CYPRESS HILL
Cypress Hill has teamed up with Get On Down to celebrate the 25th anniversary of their
1991 debut with an ultra deluxe “25th Anniversary Skull” reissue. The entire set is housed in a unique, hard resin black skull – a faithful, 3-D physical recreation of the group’s 1991 logo. A CD with remastered audio and a 100-plus page hardcover book are also included. The book features extensive liner notes by journalist Chris Faraone with input from B-Real, Sen Dog and DJ Muggs, and also includes full album lyrics and rarely seen photos provided by the group, as well as press clippings from 1991.
Cypress Hill’s self-titled debut album was hard as nails, with very few pop concessions. There was humor, but it was laced by cackling, homicidal sneering. Not well known outside of the hardcore hip-hop scene at first, faces of the three group members weren’t usually shown clearly in press photos; they preferred the shadows. As their first singles began hitting the airwaves and record racks, the press and music fans started to take notice. From the opening notes of the group’s first single, “The Phuncky Feel One,” to deeper album cuts like “Stoned Is The Way Of The Walk” and “Tres Equis,” it was clear that Cypress Hill was something different. And very, very dope.
The world Cypress Hill espoused was gang-ridden and far from cheery, but they managed to laugh through the pain. Lead rapper B-Real took each fuzzed-out, rock-hard DJ Muggs beat as a challenge, jumping around it like a spark off a joint as it makes its way to the concrete. MC Sen Dog always had B-Real’s back, to bring intensity and a no-bullshit gruffness that made the group both menacing and unpredictable. When they introduced percussionist Eric Bobo to the mix in the early 90s, it brought new dimension to the band, making their live performances one of the most unique and accomplished shows in hip-hop.
Cypress Hill’s debut went gold by the end of 1991 and has since pushed past double platinum status, making it the first album for a Latino-American hip hop group to do so. The album received raves from the likes of Rolling Stone and the Los Angeles Times, saw a #1 Hot Rap Single with the release of “The Phuncky One” and helped the band win Artist Of The Year at the 1992 Source Awards. After 25 years, it should come as no surprise that Cypress Hill is a cornerstone of the group’s live set to this day.
PRESS FOR CYPRESS HILL’S SELF-TITLED DEBUT ALBUM:
“It’s hard enough to transform an entire musical genre — Cypress Hill’s eponymous debut album revolutionized hip-hop in several respects…despite its legions of imitators, Cypress Hill still sounds fresh and original today, simply because few hip-hop artists can put its sound across with such force of personality or imagination.”

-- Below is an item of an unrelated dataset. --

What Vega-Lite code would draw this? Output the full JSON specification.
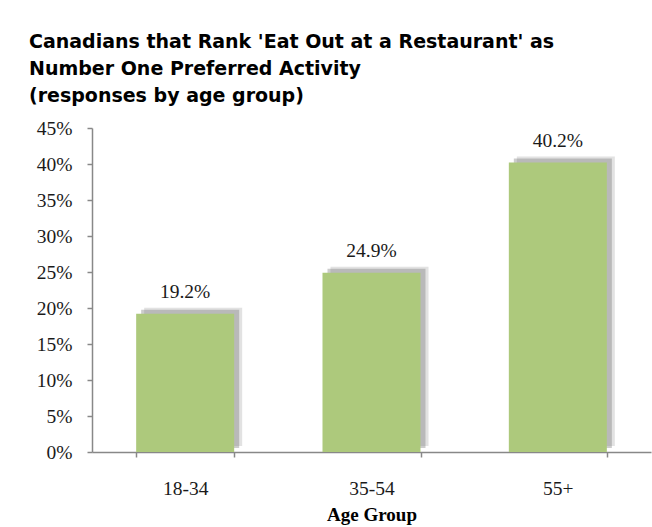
{
  "$schema": "https://vega.github.io/schema/vega-lite/v6.json",
  "autosize": "none",
  "width": 559,
  "height": 324,
  "padding": {"left": 92, "top": 128, "right": 1, "bottom": 75},
  "background": "white",
  "title": {
    "text": ["Canadians that Rank 'Eat Out at a Restaurant' as", "Number One Preferred Activity", "(responses by age group)"],
    "anchor": "start",
    "frame": "group",
    "font": "DejaVu Sans",
    "fontWeight": "bold",
    "fontSize": 19,
    "lineHeight": 27,
    "color": "#000000",
    "dx": -63,
    "offset": 12
  },
  "data": {"values": [
    {"age": "18-34", "share": 0.192},
    {"age": "35-54", "share": 0.249},
    {"age": "55+", "share": 0.402}
  ]},
  "encoding": {
    "x": {"field": "age", "type": "nominal", "sort": null,
      "scale": {"paddingInner": 0.474, "paddingOuter": 0.237},
      "axis": {"title": "Age Group", "labelAngle": 0, "tickBand": "extent", "labelPadding": 22, "titlePadding": 8}},
    "y": {"field": "share", "type": "quantitative",
      "scale": {"domain": [0, 0.45]},
      "axis": {"title": null, "values": [0, 0.05, 0.1, 0.15, 0.2, 0.25, 0.3, 0.35, 0.4, 0.45], "format": ".0%", "grid": false, "labelPadding": 15}}
  },
  "layer": [
    {"mark": {"type": "bar", "color": "#8a8a8a", "opacity": 0.25, "xOffset": 8, "yOffset": -6}},
    {"mark": {"type": "bar", "color": "#6e6e6e", "opacity": 0.35, "xOffset": 5, "yOffset": -4}},
    {"mark": {"type": "bar", "color": "#adc97c"}},
    {"mark": {"type": "text", "baseline": "alphabetic", "dy": -16, "font": "Liberation Serif", "fontSize": 19.5, "color": "#1a1a1a"},
     "encoding": {"text": {"field": "share", "type": "quantitative", "format": ".1%"}}}
  ],
  "config": {
    "view": {"stroke": null},
    "axis": {
      "domainColor": "#888888",
      "domainWidth": 1.5,
      "tickColor": "#888888",
      "tickWidth": 1.5,
      "tickSize": 5,
      "labelFont": "Liberation Serif",
      "labelFontSize": 19.5,
      "labelColor": "#1a1a1a",
      "titleFont": "Liberation Serif",
      "titleFontSize": 19,
      "titleFontWeight": "bold",
      "titleColor": "#000000"
    }
  }
}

“Cypress Hill’s formula has been imitated so much, it’s easy to forget how shocking it sounded at the time…D.J. Muggs pumps bongloads of bass into paranoid sound collages like “Hand on the Pump,” and when you turn it up loud, the beat goes boo-ya.”
– Rolling Stone (100 Best Albums Of The 90s)

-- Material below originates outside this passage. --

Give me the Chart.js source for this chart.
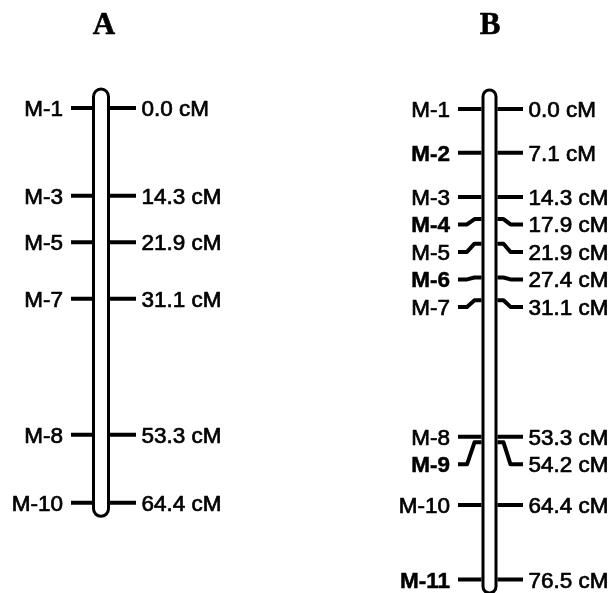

“Cypress Hill brought a heavy metal mentality to hip-hop, minus the live guitars (that would come many albums later), and flaunted a fearless “fuck the world” attitude that meant they didn’t think twice to make a song like “Pigs.” Ultra-violence, loud drums, and a truck-load of weed? That’s always a recipe for a great album.”
– Complex (50 Greatest Debut Albums In Hip-Hop History)
“L.A.’s Cypress Hill document, rather than indict, street life with chilling impact. Slathered with mid-tempo bass and strutting snare drums, their self-titled debut, Cypress Hill, rocks, swings, and surprises…”
“How I Could Just Kill a Man” is about what it says it’s about, anger rather than advocacy…and from their Beasties-Spanglish accents to their guitar-hip samples, it sounds different when these guys make music out of it–funny, for one thing, which in hard guys amounts to a new vision.”